> SOURCE DATA:
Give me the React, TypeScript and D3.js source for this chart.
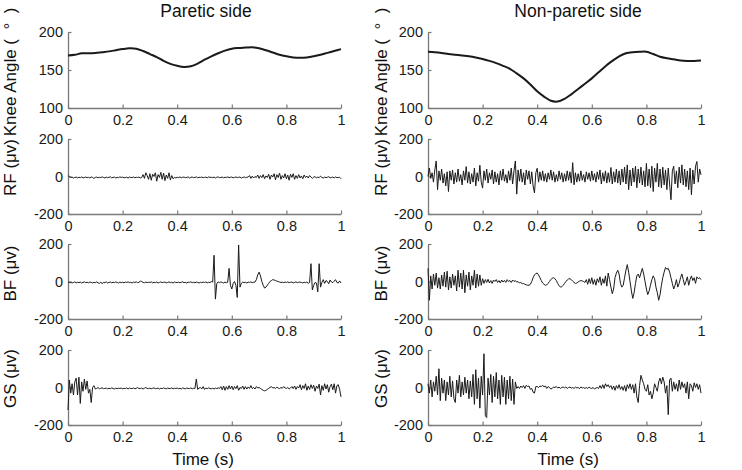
import React, { useRef, useEffect } from 'react';
import * as d3 from 'd3';

// titles / labels
const columnTitles = ['Paretic side', 'Non-paretic side'];
const rowLabels = ['Knee Angle (  °  )', 'RF (μv)', 'BF (μv)', 'GS (μv)'];
const xLabel = 'Time (s)';
const xTicks = [0, 0.2, 0.4, 0.6, 0.8, 1];
const xTickLabels = ['0', '0.2', '0.4', '0.6', '0.8', '1'];
const kneeTicks = [100, 150, 200];
const emgTicks = [-200, 0, 200];

// knee angle (deg), sampled every 0.025 s
const kneeParetic = [169, 170, 172, 172, 172.5, 173.5, 174.5, 176, 177.5, 178.5, 178, 175, 171, 167, 162, 158, 155.5, 154, 155, 158.5,
  163.5, 168, 172, 175.5, 178, 179, 179.5, 180, 178.5, 176, 173, 170, 168, 166.5, 166, 166.5, 168, 170, 172.5, 175, 177.5];
const kneeNonParetic = [174, 173.5, 172.5, 171, 170, 169, 168, 166.5, 164.5, 162, 159, 155.5, 151.5, 145.5, 139, 131, 122, 115, 109.5, 108.5,
  112, 118, 125, 132, 139, 147, 155, 162, 168, 172, 173.5, 174, 174, 171, 167.5, 165.5, 164, 162.5, 162, 162, 162.5];

// EMG (µV), sampled every 0.005 s
const rfParetic = [
  5, 0, -5, -3, -8, -5, -3, -7, -4, -6, -2, -8, -5, -3, -6, -4, -8, -2, -5, -10,
  -5, -3, -7, -4, -6, -2, -5, -8, -3, -6, -4, -2, -7, -5, -3, -8, -4, -6, -2, -5,
  -3, -7, -5, -4, -8, -3, -5, -6, -2, -7, -4, -5, -3, -8, -5, 10, -10, 20, 5, -15,
  15, -20, 12, 0, 20, -25, 10, -5, 22, -15, 18, -22, 8, -10, 20, -18, 5, -12, -5, -8,
  -4, -6, -2, -7, -4, -3, -6, -5, -2, -8, -4, -3, -6, -5, -2, -7, -4, -5, -3, -6,
  -5, -3, -7, -2, -5, -4, -6, -3, -8, -4, -2, -6, -5, -3, -7, -4, -5, -2, -6, -4,
  -3, -7, -5, -2, -6, -4, -3, -8, -5, -2, -6, -4, -3, 5, -10, 2, -8, 0, -5, 8,
  -10, 5, -6, 10, -12, 3, -5, 12, -15, 8, -3, 15, -18, 10, -5, 18, -15, 5, -8, 15,
  -12, 8, -20, 12, -5, 15, -15, 5, -10, 10, -8, 3, -12, 8, -5, 2, -8, 5, -3, -10,
  -4, 0, -8, -3, -6, 2, -5, -8, -3, -6, -4, -1, -7, -5, -3, -8, -2, -6, -5, -4,
  -12];
const rfNonParetic = [
  0, 45, -10, 20, -30, 35, 83, -70, 30, -20, 40, -35, 15, -50, 25, -80, 30, -20, 35, -40,
  20, -30, 40, -25, 10, -45, 30, -20, 53, -35, 25, -40, 15, -30, 45, -50, 20, -25, 60, -30,
  -62, 30, -20, 40, -35, 20, -15, 35, -40, 25, -30, 15, -45, 30, -20, 40, -25, 10, -35, 30,
  -20, 45, -40, 30, 83, -94, 35, -25, 40, -30, 20, -45, 35, -15, 30, -40, 25, -50, -88, 20,
  44, -30, 25, -20, 30, -25, 15, -30, 20, -15, 35, -20, 25, -30, 10, -25, 30, -15, 20, -30,
  15, -25, 30, -20, 25, -35, 74, -44, 20, -30, 15, -25, 30, -20, 10, -30, 25, -15, 20, -25,
  30, -20, 15, -30, 25, -15, 35, -40, 20, -25, 30, -35, 20, -30, 48, -40, 25, -30, 40, -35,
  30, -45, 40, -30, 50, -40, 62, -70, 35, -50, 45, -30, 55, -60, 40, -35, 50, -45, 30, -55,
  70, -50, 40, -60, 55, -80, 45, -30, 70, -55, 40, -60, 50, -45, 35, -70, 45, -40, -124, 30,
  55, -40, 30, -60, 50, -35, 62, -45, 40, -55, 30, -70, 45, -97, 35, -40, 55, 80, -30, 40,
  9];
const bfParetic = [
  -3, -6, -4, -8, -5, -2, -7, -4, -6, -3, -8, -5, -2, -6, -4, -7, -3, -5, -8, -4,
  -6, -2, -7, -10, -3, -12, -4, -6, -2, -8, -5, -3, -7, -4, -6, -2, -5, -8, -3, -6,
  -4, -7, -3, -5, -2, -6, -4, -8, -3, -5, -2, -6, -4, 2, 0, -5, -7, -3, -6, -4,
  -5, -2, -7, -4, -6, -3, -8, -5, -2, -6, -4, -3, -7, -5, -2, -6, -4, -8, -3, -5,
  -6, -3, -7, -4, -2, -6, -5, -8, -3, -5, -2, -6, -4, -7, -3, -5, -8, -4, -6, -3,
  -5, -2, -7, -4, -6, 0, -3, 140, -94, -10, -3, -6, -2, -5, -8, -3, -6, -4, 70, -20,
  -40, -10, 0, -20, -85, 195, -30, -10, -3, -6, -4, -8, -3, -5, -2, -6, -4, -3, 10, 35,
  50, 30, 0, -20, -35, -30, -20, -10, 0, 5, 10, 8, 5, 2, 0, -3, -5, -4, -6, -3,
  -5, -2, -6, -4, -3, -7, -5, -2, -6, -4, -3, -5, -8, -4, -6, -3, -10, -5, 95, -45,
  -20, -5, -8, -55, 95, -30, -5, 10, -10, 5, 0, -12, 8, -3, -6, 2, 10, -5, -8, 3,
  -8];
const bfNonParetic = [
  70, -100, 30, -40, 40, -20, 45, -35, 20, -40, 35, -25, 50, -30, 55, -45, 25, -35, 40, -20,
  30, -50, 60, -30, 45, -40, 60, -60, 35, -25, 50, -45, 30, -20, 60, -35, 40, -25, 35, -20,
  15, -10, 10, -5, 12, -8, 5, -10, 8, 0, 10, -5, 5, -8, 8, -3, 6, -5, 10, 0,
  5, -5, 8, 0, 5, -3, 0, -8, -5, -12, -10, -15, -18, -20, -20, -15, 0, 20, 35, 43,
  45, 35, 20, 5, -8, -15, -20, -18, -10, 0, 10, 18, 20, 15, 5, -10, -22, -30, -28, -20,
  -10, 0, 8, 14, 15, 10, 2, -5, -10, -8, -2, 2, 5, 3, 0, -5, 10, -15, 15, -10,
  20, -15, 10, -20, 15, -5, 25, -20, 15, -10, 30, -25, 45, 10, -30, -65, -40, 20, 45, 60,
  40, -10, -30, -20, 20, 60, 90, 50, 0, -50, -90, -60, -10, 30, 40, 20, 45, 70, 40, 0,
  -40, -70, -50, -20, 10, 30, 15, -30, -60, -100, -70, -20, 20, 50, 75, 65, 70, 50, 20, -10,
  -40, -20, 10, -30, -10, 20, 40, 10, -20, 0, 25, -20, 10, 30, 5, 20, -10, 25, 15, 20,
  10];
const gsParetic = [
  -120, 40, -30, 20, -40, 30, 50, -40, 55, -85, 30, -20, 45, -10, 35, -30, -10, -80, 0, 10,
  -8, -5, 0, -7, -4, -2, -6, -5, -3, -7, -4, -6, -2, -5, -8, -3, -6, -4, -5, -3,
  -7, -4, -6, -2, -8, -3, -5, -6, -2, -7, -4, 0, -6, -5, -3, -8, -4, 0, -5, -6,
  -3, -7, -4, -2, -6, -5, -3, -8, -4, -6, -2, -5, -7, -3, -5, -6, -2, -7, -4, -5,
  -3, -6, -4, -8, -2, -5, -7, -3, -5, -6, -2, -7, -4, -5, 45, -10, -3, 0, -8, 5,
  -10, -3, -6, -2, -5, -7, -4, -8, -3, -6, -2, -5, 5, -12, 8, -15, 5, -10, 10, -8,
  8, -12, 5, -6, 10, -15, 0, -5, 8, -10, 5, -8, 3, -5, 10, -6, 0, -8, 5, -3,
  0, -5, -10, -15, -18, -15, -10, -5, 0, 5, -3, 0, -5, 2, -3, -6, 0, -4, 5, -2,
  -5, 0, -7, -3, 5, -6, 8, -10, 5, -3, 15, -12, 10, -5, 20, -15, 8, -10, 15, -5,
  12, -20, 8, -5, 18, -40, 10, -15, 20, -8, 15, -25, 5, 18, -12, 20, -30, 10, 15, -10,
  -50];
const gsNonParetic = [
  20, -30, 40, -50, 30, -20, 60, -40, 100, -70, 50, -30, 40, -70, 30, -40, 60, -50, 35, -60,
  -80, 40, -30, 65, -50, 30, -40, 55, -30, 40, -60, 35, -50, 70, -90, 95, -60, 50, -110, 60,
  -40, 180, -150, -160, 50, -40, 70, -80, 60, -50, 80, -60, 40, -90, 65, -50, 55, -90, 40, -60,
  60, -70, 45, -90, 30, -5, 5, -5, 8, 0, 10, -5, 12, 5, 8, -10, -5, -25, -30, 5,
  5, 0, 8, 5, 12, 3, 8, -5, 5, 0, -8, -5, 3, 0, 5, -3, 2, -5, 0, 3,
  -2, 3, -5, 0, 2, -3, 0, -5, 2, -2, 0, -6, 3, -3, 0, -5, 0, -5, 2, -3,
  -5, 0, -8, -3, 0, -5, 10, -5, 15, -5, 20, 5, 15, 0, 10, -10, 8, -15, 10, -5,
  15, -10, 5, -15, 10, -20, 15, -5, 20, -10, 15, -30, 20, -50, -80, 10, 65, 40, 20, -10,
  -20, 15, -40, -20, -60, -30, 20, 0, -20, 30, 50, 20, 55, 30, -30, 10, -145, 40, 50, -20,
  30, -10, 20, -20, 40, -10, 30, 0, 20, -30, 30, -60, 20, 10, -20, 25, 0, 20, -10, 15,
  -30];

const columns = [
  [kneeParetic, rfParetic, bfParetic, gsParetic],
  [kneeNonParetic, rfNonParetic, bfNonParetic, gsNonParetic],
];

export default function App() {
  const ref = useRef(null);
  const width = 742;
  const height = 470;

  useEffect(() => {
    const svg = d3.select(ref.current);
    svg.selectAll('*').remove();

    const font = 'Liberation Sans, Arial, Helvetica, sans-serif';
    const colX = [[68, 341], [428, 701]];
    const rowY = [[32, 108], [139, 214], [244, 319], [350, 425]];
    const titleX = [206, 578];
    const ylabX = [16, 387];
    const ylabShift = [2, -9, -8, -9];
    const axisGray = '#7a7a7a';

    columns.forEach((series, c) => {
      const x = d3.scaleLinear().domain([0, 1]).range(colX[c]);

      // column title
      svg.append('text')
        .attr('x', titleX[c]).attr('y', 17)
        .attr('text-anchor', 'middle')
        .attr('font-family', font).attr('font-size', 17.5)
        .attr('fill', '#111')
        .text(columnTitles[c]);

      series.forEach((vals, r) => {
        const isKnee = r === 0;
        const y = d3.scaleLinear()
          .domain(isKnee ? [100, 200] : [-200, 200])
          .range([rowY[r][1], rowY[r][0]]);

        const g = svg.append('g');

        // x axis, ticks pointing inward
        const gx = g.append('g')
          .attr('transform', `translate(0,${rowY[r][1]})`)
          .call(d3.axisBottom(x)
            .tickValues(xTicks)
            .tickFormat((d, i) => xTickLabels[i])
            .tickSizeInner(-3.5).tickSizeOuter(0).tickPadding(7));

        // y axis
        const gy = g.append('g')
          .attr('transform', `translate(${colX[c][0]},0)`)
          .call(d3.axisLeft(y)
            .tickValues(isKnee ? kneeTicks : emgTicks)
            .tickFormat(d => String(d))
            .tickSizeInner(-3.5).tickSizeOuter(0).tickPadding(5));

        [gx, gy].forEach(a => {
          a.select('.domain').attr('stroke', axisGray).attr('stroke-width', 1.3);
          a.selectAll('.tick line').attr('stroke', axisGray).attr('stroke-width', 1.2);
          a.selectAll('.tick text')
            .attr('font-family', font).attr('font-size', 14.5).attr('fill', '#1a1a1a');
        });

        // signal
        const line = d3.line<number>()
          .x((d, i) => x(i / (vals.length - 1)))
          .y(d => y(d));
        if (isKnee) line.curve(d3.curveCatmullRom);

        g.append('path')
          .datum(vals)
          .attr('fill', 'none')
          .attr('stroke', '#1a1a1a')
          .attr('stroke-width', isKnee ? 2 : 1)
          .attr('stroke-linejoin', 'round')
          .attr('d', line);

        // y label
        const cy = (rowY[r][0] + rowY[r][1]) / 2 + ylabShift[r];
        svg.append('text')
          .attr('transform', `translate(${ylabX[c]},${cy}) rotate(-90)`)
          .attr('text-anchor', 'middle')
          .attr('font-family', font).attr('font-size', 17)
          .attr('fill', '#111')
          .style('white-space', 'pre')
          .text(rowLabels[r]);
      });

      // x label
      svg.append('text')
        .attr('x', c === 0 ? 203 : 568).attr('y', 465)
        .attr('text-anchor', 'middle')
        .attr('font-family', font).attr('font-size', 17)
        .attr('fill', '#111')
        .text(xLabel);
    });
  }, []);

  return (
    <svg ref={ref} width={width} height={height}
      style={{ position: 'absolute', left: 0, top: 0, background: '#fff', display: 'block' }} />
  );
}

> WHAT IS ASKED:
Starting at the top of the listing above, please restate word for word each line up to and including the one that holds "const emgTicks = [-200, 0, 200];", omitting every image.

> SOLUTION:
Give me the React, TypeScript and D3.js source for this chart.
import React, { useRef, useEffect } from 'react';
import * as d3 from 'd3';

// titles / labels
const columnTitles = ['Paretic side', 'Non-paretic side'];
const rowLabels = ['Knee Angle (  °  )', 'RF (μv)', 'BF (μv)', 'GS (μv)'];
const xLabel = 'Time (s)';
const xTicks = [0, 0.2, 0.4, 0.6, 0.8, 1];
const xTickLabels = ['0', '0.2', '0.4', '0.6', '0.8', '1'];
const kneeTicks = [100, 150, 200];
const emgTicks = [-200, 0, 200];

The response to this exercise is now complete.